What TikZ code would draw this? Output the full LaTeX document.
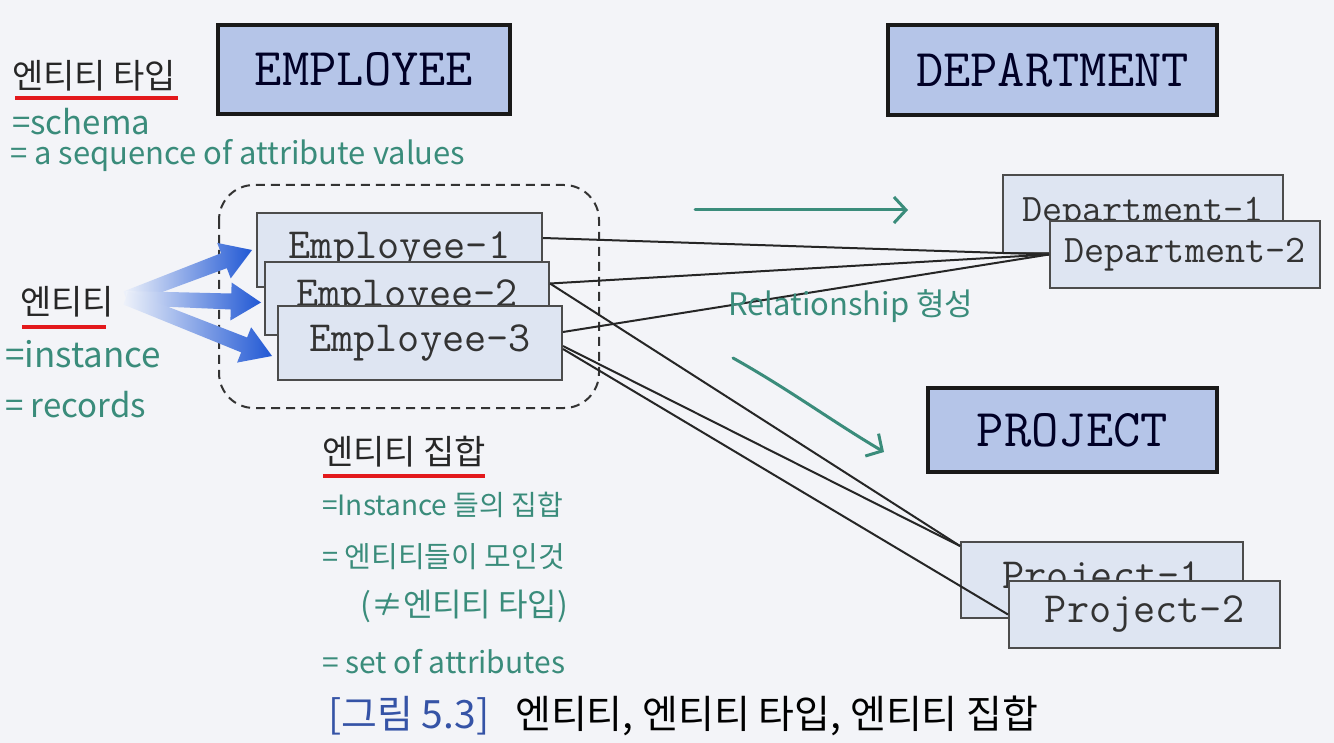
\documentclass[tikz,border=0pt]{standalone}
\usepackage{fontspec}
\newfontfamily\kr{Noto Sans CJK KR}
\usetikzlibrary{calc,arrows.meta}
\definecolor{bg}{HTML}{F3F4F8}
\definecolor{typefill}{HTML}{B5C5E8}
\definecolor{entfill}{HTML}{DEE5F2}
\definecolor{handc}{HTML}{3A8C7B}
\definecolor{ulinec}{HTML}{E3191C}
\definecolor{capblue}{HTML}{3553A6}
\definecolor{arrhead}{HTML}{2158D4}
\definecolor{arrtail}{HTML}{EEF2FA}
\newcommand\fatarrow[2]{%
  \coordinate (fab) at ($(#2)!30pt!(#1)$);
  \shade[left color=arrtail, right color=arrhead]
    ($(#1)!7pt!90:(#2)$) -- ($(fab)!8pt!-90:(#1)$) -- ($(fab)!19pt!-90:(#1)$) -- (#2)
    -- ($(fab)!19pt!90:(#1)$) -- ($(fab)!8pt!90:(#1)$) -- ($(#1)!7pt!-90:(#2)$) -- cycle;
}
\begin{document}
\begin{tikzpicture}[x=1pt,y=-1pt,
  typebox/.style={draw=black!90, line width=3.5pt, fill=typefill, inner sep=0pt,
    font=\fontsize{53}{60}\ttfamily, text=black!85!blue},
  entbox/.style={draw=black!70, line width=2pt, fill=entfill, inner sep=0pt,
    font=\fontsize{43}{50}\ttfamily, text=black!80},
  deptbox/.style={entbox, font=\fontsize{39}{46}\ttfamily},
  conn/.style={draw=black!85, line width=2pt},
  hand/.style={text=handc, anchor=west, inner sep=0pt},
  klabel/.style={anchor=west, inner sep=0pt, font=\kr\fontsize{34}{40}\selectfont, text=black!85},
  uline/.style={draw=ulinec, line width=4pt},
  garrow/.style={draw=handc, line width=3pt, line cap=round, -{Straight Barb[length=12pt,width=26pt]}},
]
\useasboundingbox (0,0) rectangle (1334,743);
\fill[bg] (0,0) rectangle (1334,743);

% entity set frame
\draw[black!80, line width=2pt, dash pattern=on 9pt off 6pt, rounded corners=35pt]
  (219,185) rectangle (599,408);

% entity types
\node[typebox, minimum width=292pt, minimum height=89pt] (EMP) at (364,69.5) {EMPLOYEE};
\node[typebox, minimum width=329pt, minimum height=90pt] (DEPT) at (1052.5,70) {DEPARTMENT};
\node[typebox, minimum width=289pt, minimum height=84pt] (PROJ) at (1072.5,430) {PROJECT};

% entities
\node[entbox, minimum width=285pt, minimum height=74pt] (e1) at (399.5,250) {Employee-1};
\node[entbox, minimum width=284pt, minimum height=73pt] (e2) at (407,298.5) {Employee-2};
\node[entbox, minimum width=284pt, minimum height=74pt] (e3) at (420,343) {Employee-3};
\node[deptbox, minimum width=280pt, minimum height=78pt] (d1) at (1143,214) {Department-1};
\node[deptbox, minimum width=270pt, minimum height=67pt] (d2) at (1185,254.5) {Department-2};
\node[entbox, minimum width=282pt, minimum height=76pt] (p1) at (1102,580) {Project-1};
\node[entbox, minimum width=271pt, minimum height=67pt] (p2) at (1144.5,614.5) {Project-2};

% relationships
\draw[conn] ([yshift=12pt]e1.east) -- (d2.west);
\draw[conn] ([yshift=15pt]e2.east) -- (d2.west);
\draw[conn] ([yshift=11pt]e3.east) -- (d2.west);
\draw[conn] ([yshift=15pt]e2.east) -- ([yshift=-5pt]p1.north west);
\draw[conn] ([yshift=-3pt]e3.east) -- ([yshift=-5pt]p1.north west);
\draw[conn] ([yshift=-6pt]e3.east) -- (p2.west);

% labels
\node[klabel] (lt) at (12,76) {엔티티 타입};
\draw[uline] (15,98) -- (178,98);
\node[klabel] (le) at (20,302) {엔티티};
\draw[uline] (22,327) -- (106,327);
\node[klabel] (ls) at (322,452) {엔티티 집합};
\draw[uline] (323,476) -- (485,476);

% fat blue arrows
\coordinate (src) at (126,298);
\fatarrow{src}{[xshift=-4pt]e1.west}
\fatarrow{src}{[xshift=-3pt,yshift=-4pt]e2.west}
\fatarrow{src}{[xshift=-5pt,yshift=-13pt]e3.west}

% handwritten notes
\node[hand, font=\kr\fontsize{33}{36}\selectfont] (h1) at (12,122) {=schema};
\node[hand, font=\kr\fontsize{31}{34}\selectfont] (h2) at (10,156) {= a sequence of attribute values};
\node[hand, font=\kr\fontsize{35}{38}\selectfont] (h3) at (5,354) {=instance};
\node[hand, font=\kr\fontsize{33}{36}\selectfont] (h4) at (5,405) {= records};
\node[hand, font=\kr\fontsize{28}{32}\selectfont] (h5) at (322,505) {=Instance 들의 집합};
\node[hand, font=\kr\fontsize{29}{32}\selectfont] (h6) at (322,557) {= 엔티티들이 모인것};
\node[hand, font=\kr\fontsize{32}{34}\selectfont] (h7) at (360,606) {(≠엔티티 타입)};
\node[hand, font=\kr\fontsize{30}{33}\selectfont] (h8) at (322,662) {= set of attributes};
\node[hand, font=\kr\fontsize{31}{35}\selectfont] (h9) at (728,306) {Relationship 형성};

% green arrows
\coordinate (ga1) at (695,210);
\coordinate (ga2) at (908,210);
\draw[garrow] (ga1) -- (ga2);
\coordinate (gb1) at (733,358);
\coordinate (gb2) at (884,452);
\draw[garrow] (gb1) .. controls (790,390) and (830,420) .. (gb2);

% caption
\node[anchor=west, inner sep=0pt, font=\kr\fontsize{39}{44}\selectfont, text=black] (cap) at (328,716)
  {\textcolor{capblue}{[그림 5.3]}\hspace{26pt}엔티티, 엔티티 타입, 엔티티 집합};
\end{tikzpicture}
\end{document}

= = = =

Stated exercise:
Pictures excluded, quote all the data above exactly.

Solution for this exercise:
What TikZ code would draw this? Output the full LaTeX document.
\documentclass[tikz,border=0pt]{standalone}
\usepackage{fontspec}
\newfontfamily\kr{Noto Sans CJK KR}
\usetikzlibrary{calc,arrows.meta}
\definecolor{bg}{HTML}{F3F4F8}
\definecolor{typefill}{HTML}{B5C5E8}
\definecolor{entfill}{HTML}{DEE5F2}
\definecolor{handc}{HTML}{3A8C7B}
\definecolor{ulinec}{HTML}{E3191C}
\definecolor{capblue}{HTML}{3553A6}
\definecolor{arrhead}{HTML}{2158D4}
\definecolor{arrtail}{HTML}{EEF2FA}
\newcommand\fatarrow[2]{%
  \coordinate (fab) at ($(#2)!30pt!(#1)$);
  \shade[left color=arrtail, right color=arrhead]
    ($(#1)!7pt!90:(#2)$) -- ($(fab)!8pt!-90:(#1)$) -- ($(fab)!19pt!-90:(#1)$) -- (#2)
    -- ($(fab)!19pt!90:(#1)$) -- ($(fab)!8pt!90:(#1)$) -- ($(#1)!7pt!-90:(#2)$) -- cycle;
}
\begin{document}
\begin{tikzpicture}[x=1pt,y=-1pt,
  typebox/.style={draw=black!90, line width=3.5pt, fill=typefill, inner sep=0pt,
    font=\fontsize{53}{60}\ttfamily, text=black!85!blue},
  entbox/.style={draw=black!70, line width=2pt, fill=entfill, inner sep=0pt,
    font=\fontsize{43}{50}\ttfamily, text=black!80},
  deptbox/.style={entbox, font=\fontsize{39}{46}\ttfamily},
  conn/.style={draw=black!85, line width=2pt},
  hand/.style={text=handc, anchor=west, inner sep=0pt},
  klabel/.style={anchor=west, inner sep=0pt, font=\kr\fontsize{34}{40}\selectfont, text=black!85},
  uline/.style={draw=ulinec, line width=4pt},
  garrow/.style={draw=handc, line width=3pt, line cap=round, -{Straight Barb[length=12pt,width=26pt]}},
]
\useasboundingbox (0,0) rectangle (1334,743);
\fill[bg] (0,0) rectangle (1334,743);

% entity set frame
\draw[black!80, line width=2pt, dash pattern=on 9pt off 6pt, rounded corners=35pt]
  (219,185) rectangle (599,408);

% entity types
\node[typebox, minimum width=292pt, minimum height=89pt] (EMP) at (364,69.5) {EMPLOYEE};
\node[typebox, minimum width=329pt, minimum height=90pt] (DEPT) at (1052.5,70) {DEPARTMENT};
\node[typebox, minimum width=289pt, minimum height=84pt] (PROJ) at (1072.5,430) {PROJECT};

% entities
\node[entbox, minimum width=285pt, minimum height=74pt] (e1) at (399.5,250) {Employee-1};
\node[entbox, minimum width=284pt, minimum height=73pt] (e2) at (407,298.5) {Employee-2};
\node[entbox, minimum width=284pt, minimum height=74pt] (e3) at (420,343) {Employee-3};
\node[deptbox, minimum width=280pt, minimum height=78pt] (d1) at (1143,214) {Department-1};
\node[deptbox, minimum width=270pt, minimum height=67pt] (d2) at (1185,254.5) {Department-2};
\node[entbox, minimum width=282pt, minimum height=76pt] (p1) at (1102,580) {Project-1};
\node[entbox, minimum width=271pt, minimum height=67pt] (p2) at (1144.5,614.5) {Project-2};

% relationships
\draw[conn] ([yshift=12pt]e1.east) -- (d2.west);
\draw[conn] ([yshift=15pt]e2.east) -- (d2.west);
\draw[conn] ([yshift=11pt]e3.east) -- (d2.west);
\draw[conn] ([yshift=15pt]e2.east) -- ([yshift=-5pt]p1.north west);
\draw[conn] ([yshift=-3pt]e3.east) -- ([yshift=-5pt]p1.north west);
\draw[conn] ([yshift=-6pt]e3.east) -- (p2.west);

% labels
\node[klabel] (lt) at (12,76) {엔티티 타입};
\draw[uline] (15,98) -- (178,98);
\node[klabel] (le) at (20,302) {엔티티};
\draw[uline] (22,327) -- (106,327);
\node[klabel] (ls) at (322,452) {엔티티 집합};
\draw[uline] (323,476) -- (485,476);

% fat blue arrows
\coordinate (src) at (126,298);
\fatarrow{src}{[xshift=-4pt]e1.west}
\fatarrow{src}{[xshift=-3pt,yshift=-4pt]e2.west}
\fatarrow{src}{[xshift=-5pt,yshift=-13pt]e3.west}

% handwritten notes
\node[hand, font=\kr\fontsize{33}{36}\selectfont] (h1) at (12,122) {=schema};
\node[hand, font=\kr\fontsize{31}{34}\selectfont] (h2) at (10,156) {= a sequence of attribute values};
\node[hand, font=\kr\fontsize{35}{38}\selectfont] (h3) at (5,354) {=instance};
\node[hand, font=\kr\fontsize{33}{36}\selectfont] (h4) at (5,405) {= records};
\node[hand, font=\kr\fontsize{28}{32}\selectfont] (h5) at (322,505) {=Instance 들의 집합};
\node[hand, font=\kr\fontsize{29}{32}\selectfont] (h6) at (322,557) {= 엔티티들이 모인것};
\node[hand, font=\kr\fontsize{32}{34}\selectfont] (h7) at (360,606) {(≠엔티티 타입)};
\node[hand, font=\kr\fontsize{30}{33}\selectfont] (h8) at (322,662) {= set of attributes};
\node[hand, font=\kr\fontsize{31}{35}\selectfont] (h9) at (728,306) {Relationship 형성};

% green arrows
\coordinate (ga1) at (695,210);
\coordinate (ga2) at (908,210);
\draw[garrow] (ga1) -- (ga2);
\coordinate (gb1) at (733,358);
\coordinate (gb2) at (884,452);
\draw[garrow] (gb1) .. controls (790,390) and (830,420) .. (gb2);

% caption
\node[anchor=west, inner sep=0pt, font=\kr\fontsize{39}{44}\selectfont, text=black] (cap) at (328,716)
  {\textcolor{capblue}{[그림 5.3]}\hspace{26pt}엔티티, 엔티티 타입, 엔티티 집합};
\end{tikzpicture}
\end{document}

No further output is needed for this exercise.